__TASK STATEMENT__
All the data below goes into the copy word for word, but the pictures don't.

◇ ◇ ◇ ◇ ◇

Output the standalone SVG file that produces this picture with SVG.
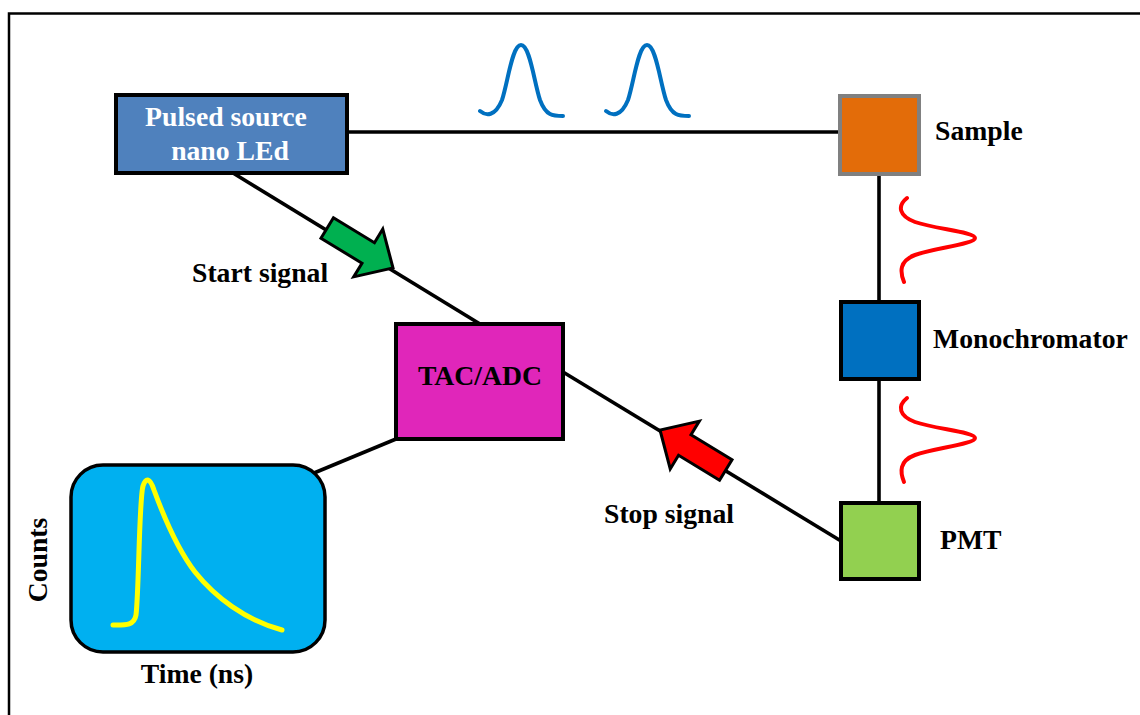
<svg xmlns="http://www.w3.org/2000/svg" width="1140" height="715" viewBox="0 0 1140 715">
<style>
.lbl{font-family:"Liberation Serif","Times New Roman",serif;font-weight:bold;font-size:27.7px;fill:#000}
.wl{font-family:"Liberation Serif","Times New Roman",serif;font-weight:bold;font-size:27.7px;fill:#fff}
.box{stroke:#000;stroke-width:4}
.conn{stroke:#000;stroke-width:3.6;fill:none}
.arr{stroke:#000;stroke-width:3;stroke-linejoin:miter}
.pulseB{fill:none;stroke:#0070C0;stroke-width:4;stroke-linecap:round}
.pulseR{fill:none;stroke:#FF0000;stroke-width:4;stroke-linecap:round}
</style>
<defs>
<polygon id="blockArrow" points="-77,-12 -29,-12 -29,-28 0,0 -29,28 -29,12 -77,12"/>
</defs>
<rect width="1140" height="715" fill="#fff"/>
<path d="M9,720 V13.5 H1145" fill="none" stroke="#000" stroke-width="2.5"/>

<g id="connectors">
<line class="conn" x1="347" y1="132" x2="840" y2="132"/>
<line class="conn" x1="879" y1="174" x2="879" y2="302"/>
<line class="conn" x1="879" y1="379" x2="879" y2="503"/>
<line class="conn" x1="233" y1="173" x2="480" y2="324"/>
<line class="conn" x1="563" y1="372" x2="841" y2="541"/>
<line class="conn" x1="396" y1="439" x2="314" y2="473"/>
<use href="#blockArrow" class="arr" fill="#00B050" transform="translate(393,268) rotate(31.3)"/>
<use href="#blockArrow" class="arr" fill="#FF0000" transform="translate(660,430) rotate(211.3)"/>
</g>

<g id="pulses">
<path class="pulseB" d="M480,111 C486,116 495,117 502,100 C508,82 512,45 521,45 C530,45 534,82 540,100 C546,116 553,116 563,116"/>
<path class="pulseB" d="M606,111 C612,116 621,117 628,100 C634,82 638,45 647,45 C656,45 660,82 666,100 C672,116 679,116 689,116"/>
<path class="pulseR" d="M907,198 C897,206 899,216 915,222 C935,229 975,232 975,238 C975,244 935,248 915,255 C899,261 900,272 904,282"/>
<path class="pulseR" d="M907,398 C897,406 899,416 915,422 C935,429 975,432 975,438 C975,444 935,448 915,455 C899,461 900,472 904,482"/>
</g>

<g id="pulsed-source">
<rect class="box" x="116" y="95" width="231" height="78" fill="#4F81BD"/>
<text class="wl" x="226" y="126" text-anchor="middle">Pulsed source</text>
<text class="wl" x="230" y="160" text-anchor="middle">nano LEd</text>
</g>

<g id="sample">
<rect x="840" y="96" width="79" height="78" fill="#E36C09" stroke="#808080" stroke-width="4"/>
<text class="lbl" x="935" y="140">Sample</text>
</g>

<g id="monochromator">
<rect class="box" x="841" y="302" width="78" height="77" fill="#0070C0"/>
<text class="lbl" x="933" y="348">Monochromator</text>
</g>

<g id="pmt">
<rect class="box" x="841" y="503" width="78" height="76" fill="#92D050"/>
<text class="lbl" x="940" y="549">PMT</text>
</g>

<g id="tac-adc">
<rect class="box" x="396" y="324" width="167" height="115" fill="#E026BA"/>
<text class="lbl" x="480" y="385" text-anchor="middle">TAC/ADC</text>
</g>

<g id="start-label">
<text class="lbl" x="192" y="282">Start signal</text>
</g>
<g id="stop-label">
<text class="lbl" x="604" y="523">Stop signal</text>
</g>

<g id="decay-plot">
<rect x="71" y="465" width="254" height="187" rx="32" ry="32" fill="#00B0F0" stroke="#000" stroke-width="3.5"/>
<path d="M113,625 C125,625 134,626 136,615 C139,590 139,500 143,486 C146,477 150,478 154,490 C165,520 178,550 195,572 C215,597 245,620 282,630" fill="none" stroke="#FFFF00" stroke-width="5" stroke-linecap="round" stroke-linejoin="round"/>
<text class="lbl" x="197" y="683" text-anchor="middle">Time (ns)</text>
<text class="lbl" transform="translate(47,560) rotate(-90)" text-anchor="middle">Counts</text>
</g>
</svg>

◇ ◇ ◇ ◇ ◇

__CORRECT RESULT__
Output the standalone SVG file that produces this picture with SVG.
<svg xmlns="http://www.w3.org/2000/svg" width="1140" height="715" viewBox="0 0 1140 715">
<style>
.lbl{font-family:"Liberation Serif","Times New Roman",serif;font-weight:bold;font-size:27.7px;fill:#000}
.wl{font-family:"Liberation Serif","Times New Roman",serif;font-weight:bold;font-size:27.7px;fill:#fff}
.box{stroke:#000;stroke-width:4}
.conn{stroke:#000;stroke-width:3.6;fill:none}
.arr{stroke:#000;stroke-width:3;stroke-linejoin:miter}
.pulseB{fill:none;stroke:#0070C0;stroke-width:4;stroke-linecap:round}
.pulseR{fill:none;stroke:#FF0000;stroke-width:4;stroke-linecap:round}
</style>
<defs>
<polygon id="blockArrow" points="-77,-12 -29,-12 -29,-28 0,0 -29,28 -29,12 -77,12"/>
</defs>
<rect width="1140" height="715" fill="#fff"/>
<path d="M9,720 V13.5 H1145" fill="none" stroke="#000" stroke-width="2.5"/>

<g id="connectors">
<line class="conn" x1="347" y1="132" x2="840" y2="132"/>
<line class="conn" x1="879" y1="174" x2="879" y2="302"/>
<line class="conn" x1="879" y1="379" x2="879" y2="503"/>
<line class="conn" x1="233" y1="173" x2="480" y2="324"/>
<line class="conn" x1="563" y1="372" x2="841" y2="541"/>
<line class="conn" x1="396" y1="439" x2="314" y2="473"/>
<use href="#blockArrow" class="arr" fill="#00B050" transform="translate(393,268) rotate(31.3)"/>
<use href="#blockArrow" class="arr" fill="#FF0000" transform="translate(660,430) rotate(211.3)"/>
</g>

<g id="pulses">
<path class="pulseB" d="M480,111 C486,116 495,117 502,100 C508,82 512,45 521,45 C530,45 534,82 540,100 C546,116 553,116 563,116"/>
<path class="pulseB" d="M606,111 C612,116 621,117 628,100 C634,82 638,45 647,45 C656,45 660,82 666,100 C672,116 679,116 689,116"/>
<path class="pulseR" d="M907,198 C897,206 899,216 915,222 C935,229 975,232 975,238 C975,244 935,248 915,255 C899,261 900,272 904,282"/>
<path class="pulseR" d="M907,398 C897,406 899,416 915,422 C935,429 975,432 975,438 C975,444 935,448 915,455 C899,461 900,472 904,482"/>
</g>

<g id="pulsed-source">
<rect class="box" x="116" y="95" width="231" height="78" fill="#4F81BD"/>
<text class="wl" x="226" y="126" text-anchor="middle">Pulsed source</text>
<text class="wl" x="230" y="160" text-anchor="middle">nano LEd</text>
</g>

<g id="sample">
<rect x="840" y="96" width="79" height="78" fill="#E36C09" stroke="#808080" stroke-width="4"/>
<text class="lbl" x="935" y="140">Sample</text>
</g>

<g id="monochromator">
<rect class="box" x="841" y="302" width="78" height="77" fill="#0070C0"/>
<text class="lbl" x="933" y="348">Monochromator</text>
</g>

<g id="pmt">
<rect class="box" x="841" y="503" width="78" height="76" fill="#92D050"/>
<text class="lbl" x="940" y="549">PMT</text>
</g>

<g id="tac-adc">
<rect class="box" x="396" y="324" width="167" height="115" fill="#E026BA"/>
<text class="lbl" x="480" y="385" text-anchor="middle">TAC/ADC</text>
</g>

<g id="start-label">
<text class="lbl" x="192" y="282">Start signal</text>
</g>
<g id="stop-label">
<text class="lbl" x="604" y="523">Stop signal</text>
</g>

<g id="decay-plot">
<rect x="71" y="465" width="254" height="187" rx="32" ry="32" fill="#00B0F0" stroke="#000" stroke-width="3.5"/>
<path d="M113,625 C125,625 134,626 136,615 C139,590 139,500 143,486 C146,477 150,478 154,490 C165,520 178,550 195,572 C215,597 245,620 282,630" fill="none" stroke="#FFFF00" stroke-width="5" stroke-linecap="round" stroke-linejoin="round"/>
<text class="lbl" x="197" y="683" text-anchor="middle">Time (ns)</text>
<text class="lbl" transform="translate(47,560) rotate(-90)" text-anchor="middle">Counts</text>
</g>
</svg>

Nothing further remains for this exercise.